その中で大事なのは「当て方」であって、スイングが長く、そして力強く速いものになればなるほど、正確に当てることがむつかしくなります。人間のやることですから、すぐにできるようになることではなく、訓練して感覚が磨かれるほどに上達していきます。

トップスピンでもスライスでも、飛来するボールの軌道に大して斜めにスイング軌道を作って入れていくことで回転がかかります。

要するに、来たボールにいちいち合わせるということが、フラットに比べて楽になるということです。

加えて、インパクトの時に作用する力のベクトルが変わるので、当たった瞬間に飛ぶ距離が決まるようなことになります。

それって、ゴルフのクラブが何本も必要なのは、フェースについている角度が違うことで飛距離が変わることを利用するからです。

スイング軌道がある程度一定になる中で、インパクト時にボールに入るフェースの角度が変わることで、しっかり振って遠くへ飛ぶクラブと、同じようなスイングでも近くで落ちるような角度のきついクラブがある。

あまり飛ばない方のクラブでは回転数が多くかかることになり、高く上げればバックスピンで戻るようなショットも打てます。

テニスではラケットは一本で、その角度を変える手首の形でスピンの量を決めることができます。

当たる瞬間の動きで変えようとする方が多いですが、イメージはできても実際には不安定になると思います。

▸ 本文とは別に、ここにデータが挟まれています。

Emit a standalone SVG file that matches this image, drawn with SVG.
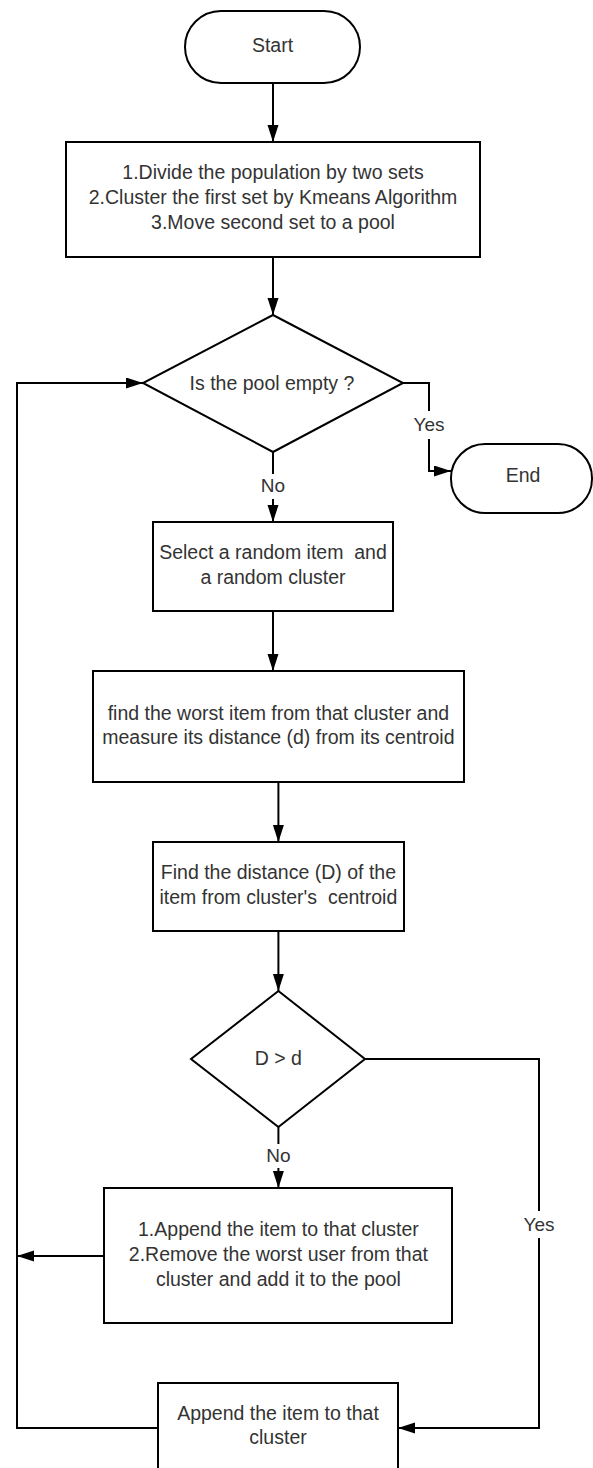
<svg xmlns="http://www.w3.org/2000/svg" width="593" height="1468" viewBox="0 0 593 1468">
<style>
.shape{fill:#ffffff;stroke:#000000;stroke-width:2}
.t{font-family:"Liberation Sans",Arial,sans-serif;font-size:19.5px;fill:#333333;text-anchor:middle;white-space:pre}
.l{font-family:"Liberation Sans",Arial,sans-serif;font-size:19px;fill:#333333;text-anchor:middle}
.c{fill:none;stroke:#000000;stroke-width:2}
</style>
<defs>
<marker id="arr" markerUnits="userSpaceOnUse" markerWidth="18" markerHeight="12" refX="17" refY="5.5" orient="auto">
<path d="M0,0 L17,5.5 L0,11 Z" fill="#000000"/>
</marker>
</defs>
<rect x="0" y="0" width="593" height="1468" fill="#ffffff"/>
<g id="connectors">
<path class="c" d="M273,83 V142" marker-end="url(#arr)"/>
<path class="c" d="M273,257 V315" marker-end="url(#arr)"/>
<path class="c" d="M403,383 H429 V411"/>
<path class="c" d="M429,439 V471 H451" marker-end="url(#arr)"/>
<path class="c" d="M273,452 V474"/>
<path class="c" d="M273,499 V522" marker-end="url(#arr)"/>
<path class="c" d="M273,611 V671" marker-end="url(#arr)"/>
<path class="c" d="M278.4,782 V842" marker-end="url(#arr)"/>
<path class="c" d="M278.4,931 V991" marker-end="url(#arr)"/>
<path class="c" d="M278.4,1127 V1144"/>
<path class="c" d="M278.4,1168 V1188" marker-end="url(#arr)"/>
<path class="c" d="M365,1059 H539 V1211"/>
<path class="c" d="M539,1238 V1428 H398" marker-end="url(#arr)"/>
<path class="c" d="M104,1256 H17" marker-end="url(#arr)"/>
<path class="c" d="M158,1428 H17 V383 H143" marker-end="url(#arr)"/>
<text class="l" x="429" y="431">Yes</text>
<text class="l" x="273" y="492">No</text>
<text class="l" x="278.4" y="1162">No</text>
<text class="l" x="539" y="1231">Yes</text>
</g>
<g id="start">
<rect class="shape" x="185" y="11" width="175" height="72" rx="36" ry="36"/>
<text class="t" x="272.5" y="52">Start</text>
</g>
<g id="init">
<rect class="shape" x="66" y="142" width="414" height="115"/>
<text class="t" x="273" y="179">1.Divide the population by two sets</text>
<text class="t" x="273" y="204">2.Cluster the first set by Kmeans Algorithm</text>
<text class="t" x="273" y="229">3.Move second set to a pool</text>
</g>
<g id="pool-empty">
<polygon class="shape" points="273,315 403,383 273,452 143,383"/>
<text class="t" x="272" y="390">Is the pool empty ?</text>
</g>
<g id="end">
<rect class="shape" x="451" y="444" width="141" height="69" rx="34" ry="34"/>
<text class="t" x="523" y="482">End</text>
</g>
<g id="select">
<rect class="shape" x="153" y="522" width="240" height="89"/>
<text class="t" x="273" y="559">Select a random item  and</text>
<text class="t" x="273" y="584">a random cluster</text>
</g>
<g id="find-worst">
<rect class="shape" x="93" y="671" width="371" height="111"/>
<text class="t" x="278.4" y="720">find the worst item from that cluster and</text>
<text class="t" x="278.4" y="744">measure its distance (d) from its centroid</text>
</g>
<g id="find-distance">
<rect class="shape" x="153" y="842" width="251" height="89"/>
<text class="t" x="278.4" y="879">Find the distance (D) of the</text>
<text class="t" x="278.4" y="904">item from cluster's  centroid</text>
</g>
<g id="compare">
<polygon class="shape" points="278.4,991 365,1059 278.4,1127 191,1059"/>
<text class="t" x="278.4" y="1065">D &gt; d</text>
</g>
<g id="swap">
<rect class="shape" x="104" y="1188" width="348" height="135"/>
<text class="t" x="278.4" y="1236">1.Append the item to that cluster</text>
<text class="t" x="278.4" y="1261">2.Remove the worst user from that</text>
<text class="t" x="278.4" y="1286">cluster and add it to the pool</text>
</g>
<g id="append">
<rect class="shape" x="158" y="1383" width="240" height="100"/>
<text class="t" x="278" y="1420">Append the item to that</text>
<text class="t" x="278" y="1444">cluster</text>
</g>
</svg>
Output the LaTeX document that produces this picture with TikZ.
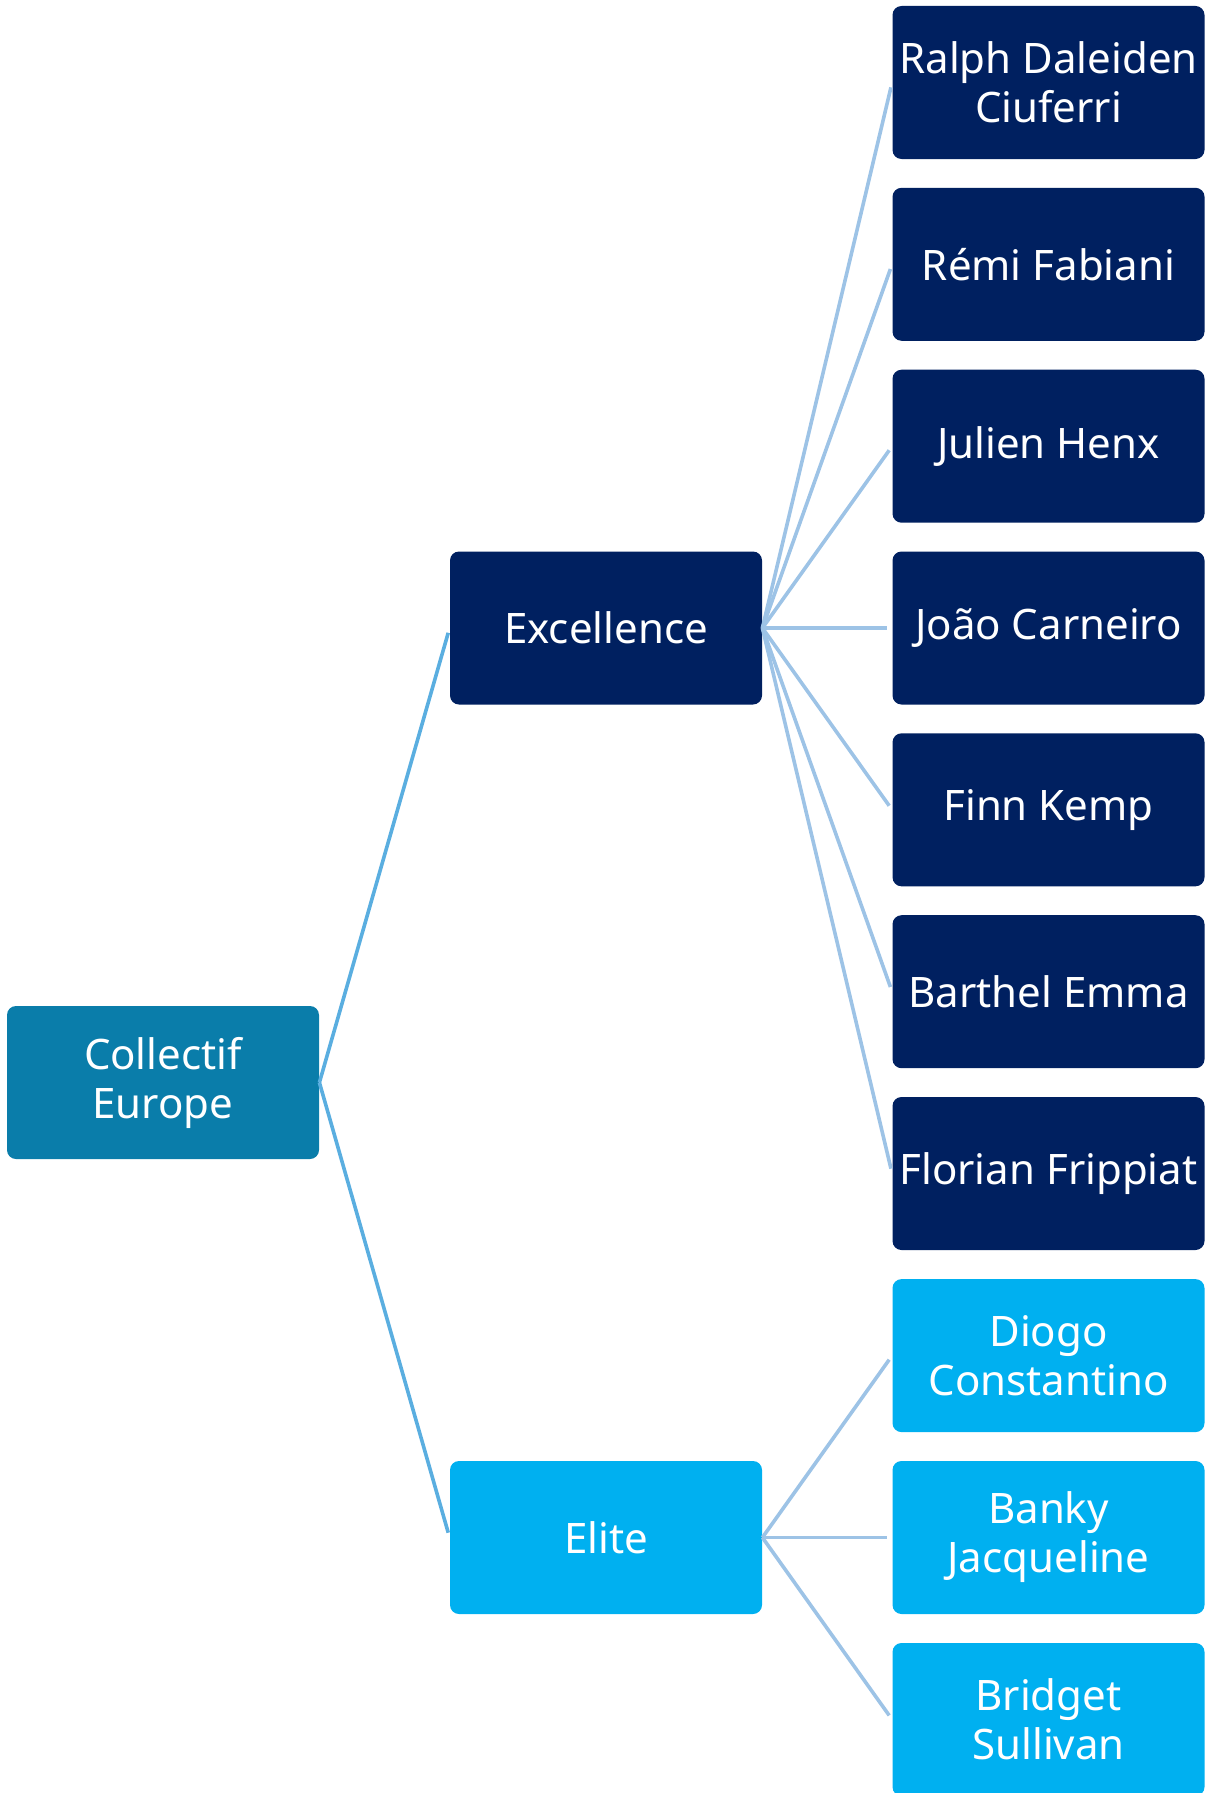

低い球が滑るようにしてきたときと、高く跳ねて伸びてくるようなショットが来るときでも、安定してインパクトの形ができているときにはミスせずに返せると思いますが、同じ感覚で打てるような認識ではないと思います。

しかし、当たったボールが飛ぶ感覚と同時に、スピンがかかって軌道を曲げるような感覚が得られるのならば、狙ったインパクトさえできれば安定したショットが打てるようになります。

慣れなければいけない要素は、飛来する相手のショットがバウンド後にどんな動きをするか、軌道の予測に長けること。

それと、そこから自分の感覚でラケット面で受け止めて、かつ放り投げるときの要領でラケット面から出ていく感覚?のような「当たっただけで飛んでいくような持ち方」でボールに当たる位置にきちんと持っていけること。

ができるなら、どこを狙っても打てるようになるものなのかもしれません。

実際に、フェデラーが出現したときに、相手のショットがきつくても素晴らしいコントロールで簡単そうにポイントをとっていくのを見た時に、「なんでああいうことができるんだろう」と思ったものです。

打点への「ラケットの入れ方」がフェデラーは自由にできるんだな、と感心しました。

ボールが飛んでくる、というのは「コントロールしなければ」というプレッシャーが飛んでくるようなものですから、フェデラーのように自由にできるためにどんな訓練が必要だったのかは想像するのも恐ろしい?ことのように思えますが、その極意を得て彼の存在があったのだと思います。

 

どのシーンでどの回転が必要か、それは相手にその次のショットをどうやって打たせるかを瞬時に判断し、相手に攻撃をさせずに自分ができるだけフリーで打てるようになりたい、というのがフェデラーの戦略でしょう。

誰でもできるようになることではないと思いますが、そこの要素の部分だけを見れば、まずは回転をかけるラケットワークをものにしよう、ってことになると思います。